Questa è la sfida del futuro, il prossimo obiettivo è rompere il pregiudizio del supporto, perché il mezzo sarà anche il messaggio, ma il mezzo non è il contenuto e ogni forma di espressione è in grado di offrire qualcosa se usata nel modo giusto. Non possiamo e non dobbiamo giudicare le opere in base al supporto, altrimenti si rischia di pensare che il libro di Fabio Volo si più ricco di contenuti del Watchmen di Alan Moore. Questo ovviamente non vuol dire, come travisano alcuni che "ci debba piacere tutto" o che "non si possa più dire che qualcosa ci fa schifo" (quanto ci piace vittimizzarci non appena non sappiamo come ribattere), non stiamo neppure esaltando Fantozzi e la sua "cagata pazzesca" (forse una delle frasi più travisate del cinema) ma che, semplicemente, non si possa derubricare ciò che non abbiamo voglia di approfondire come qualcosa di poco valore e questo vale sia per il critico cinematografico che per Fantozzi.

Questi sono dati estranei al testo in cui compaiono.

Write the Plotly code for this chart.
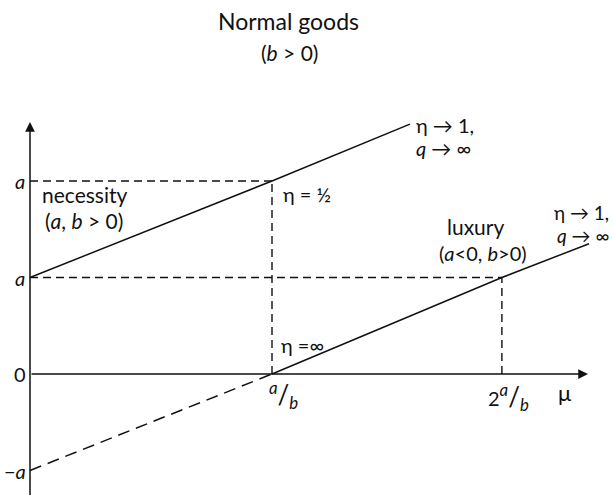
import plotly.graph_objects as go

# ---- data (units: x in a/b, y in a) ----
mu_necessity = [0, 1, 1.57]
q_necessity = [1, 2, 2.59]
mu_luxury_neg = [0, 1]
q_luxury_neg = [-1, 0]
mu_luxury = [1, 1.95, 2.31]
q_luxury = [0, 1, 1.35]
x_tick_vals = [1, 1.95]
y_tick_vals = [2, 1, 0, -1]
y_tick_labels = ["<i>a</i>", "<i>a</i>", "0", "−<i>a</i>"]

W, H = 613, 495
X0, KX = 30, 242.0
Y0, KY = 374, 96.5
def u(px):
    return (px - X0) / KX
def v(py):
    return (Y0 - py) / KY

FONT = "Lato"
BLACK = "#111"

fig = go.Figure()
solid = dict(color=BLACK, width=1.5)
dash_s = dict(color=BLACK, width=1.4, dash="8px,5px")
dash_l = dict(color=BLACK, width=1.5, dash="12px,7px")

def add(x, y, line):
    fig.add_trace(go.Scatter(x=x, y=y, mode="lines", line=line,
                             hoverinfo="skip", showlegend=False))

# guide lines
add([0, mu_necessity[1]], [q_necessity[1], q_necessity[1]], dash_s)
add([mu_necessity[1], mu_necessity[1]], [0, q_necessity[1]], dash_s)
add([0, mu_luxury[1]], [q_luxury[1], q_luxury[1]], dash_s)
add([mu_luxury[1], mu_luxury[1]], [0, q_luxury[1]], dash_s)
# curves
add(mu_necessity, q_necessity, solid)
add(mu_luxury_neg, q_luxury_neg, dash_l)
add(mu_luxury, q_luxury, solid)

ann = []
# axes with arrows
ann.append(dict(x=0, y=v(122), ax=0, ay=v(500), xref="x", yref="y", axref="x", ayref="y",
                text="", showarrow=True, arrowhead=2, arrowsize=1.3, arrowwidth=1.5, arrowcolor=BLACK))
ann.append(dict(x=u(588), y=0, ax=0, ay=0, xref="x", yref="y", axref="x", ayref="y",
                text="", showarrow=True, arrowhead=2, arrowsize=1.3, arrowwidth=1.5, arrowcolor=BLACK))

def txt(px, py, s, size=19, xanchor="center"):
    ann.append(dict(x=u(px), y=v(py), xref="x", yref="y", text=s, showarrow=False,
                    xanchor=xanchor, yanchor="middle",
                    font=dict(family=FONT, size=size, color=BLACK)))

# y tick labels
for val, lab, px in zip(y_tick_vals, y_tick_labels, [20, 20, 20, 15]):
    ann.append(dict(x=u(px), y=val, xref="x", yref="y", text=lab, showarrow=False,
                    xanchor="center", yanchor="middle",
                    font=dict(family=FONT, size=20, color=BLACK)))
# x tick labels
frac = "<sup><i>a</i></sup><span style='font-size:26px'>/</span><sub><i>b</i></sub>"
ann.append(dict(x=x_tick_vals[0], y=v(395), xref="x", yref="y", text=frac, showarrow=False,
                xanchor="left", xshift=-5, yanchor="middle", font=dict(family=FONT, size=24, color=BLACK)))
ann.append(dict(x=x_tick_vals[1], y=v(397), xref="x", yref="y",
                text="<span style='font-size:20px'>2</span>" + frac, showarrow=False,
                xanchor="left", xshift=-16, yanchor="middle", font=dict(family=FONT, size=24, color=BLACK)))
txt(565, 392, "μ", 22)

# titles and annotations
txt(288, 21, "Normal goods", 23)
txt(289, 52, "(<i>b</i> &gt; 0)", 21)
txt(84, 194, "necessity", 21)
txt(84, 220, "(<i>a</i>, <i>b</i> &gt; 0)", 21)
txt(281, 194, "η = ½", 20, "left")
txt(475, 226, "luxury", 21)
txt(483, 253, "(<i>a</i>&lt;0, <i>b</i>&gt;0)", 20)
txt(414, 125, "η → 1,", 20, "left")
txt(414, 148, "<i>q</i> → ∞", 20, "left")
txt(611, 212, "η → 1,", 19, "right")
txt(611, 235, "<i>q</i> → ∞", 19, "right")
txt(279, 345, "η =∞", 20, "left")

fig.update_layout(
    width=W, height=H, margin=dict(l=0, r=0, t=0, b=0),
    plot_bgcolor="white", paper_bgcolor="white",
    xaxis=dict(range=[u(0), u(W)], visible=False, fixedrange=True),
    yaxis=dict(range=[v(H), v(0)], visible=False, fixedrange=True),
    annotations=ann, showlegend=False,
)
fig.write_html("out.html", config={"displayModeBar": False},
               post_script="document.body.style.margin='0';document.body.style.overflow='hidden';")
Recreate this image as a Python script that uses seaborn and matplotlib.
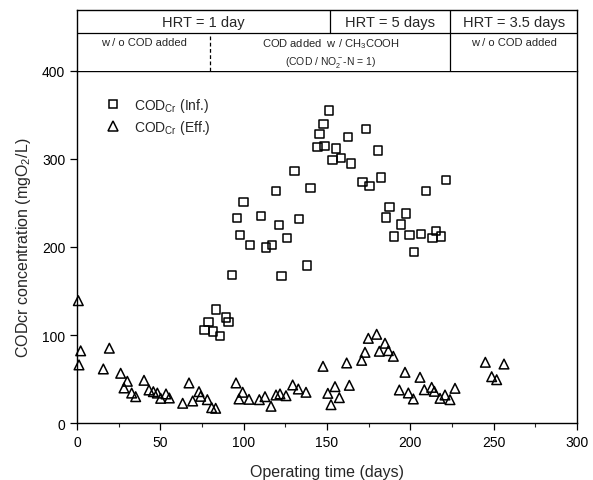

E quindi torniamo a lui, a Umberto Eco, basterebbe rileggersi queste sue parole per capire la direzione giusta: “Caso mai oggi la distinzione dei livelli si è spostata dai loro contenuti o dalla loro forma artistica al modo di fruirli […] Più che l'oggetto cambia lo sguardo, c'è lo sguardo impegnato e lo sguardo disattento, e per uno sguardo (o udito) disattento si può proporre anche Wagner come colonna sonora per l'Isola dei famosi. Mentre i più raffinati si ritireranno ad ascoltare su un antico vinile 'Non dimenticar le mie parole'”.
Leggere un libro non è come leggere un fumetto, non è come giocare a Detroit: Become Human, non è come trovare una strategia vincente a Clash Royale o ascoltare la musica che ti piace o cercare su internet gli scontri tra insetti. Una cosa non vale l'altra, ma soprattutto leggere un libro non è automaticamente un attività eticamente superiore alle altre, la differenza sarà sempre la vostra testa.
I libri sono bellissimi, certo, come tutto il resto, chiunque cerchi di convincervi del contrario vuole, probabilmente, vendervi un libro, magari il suo.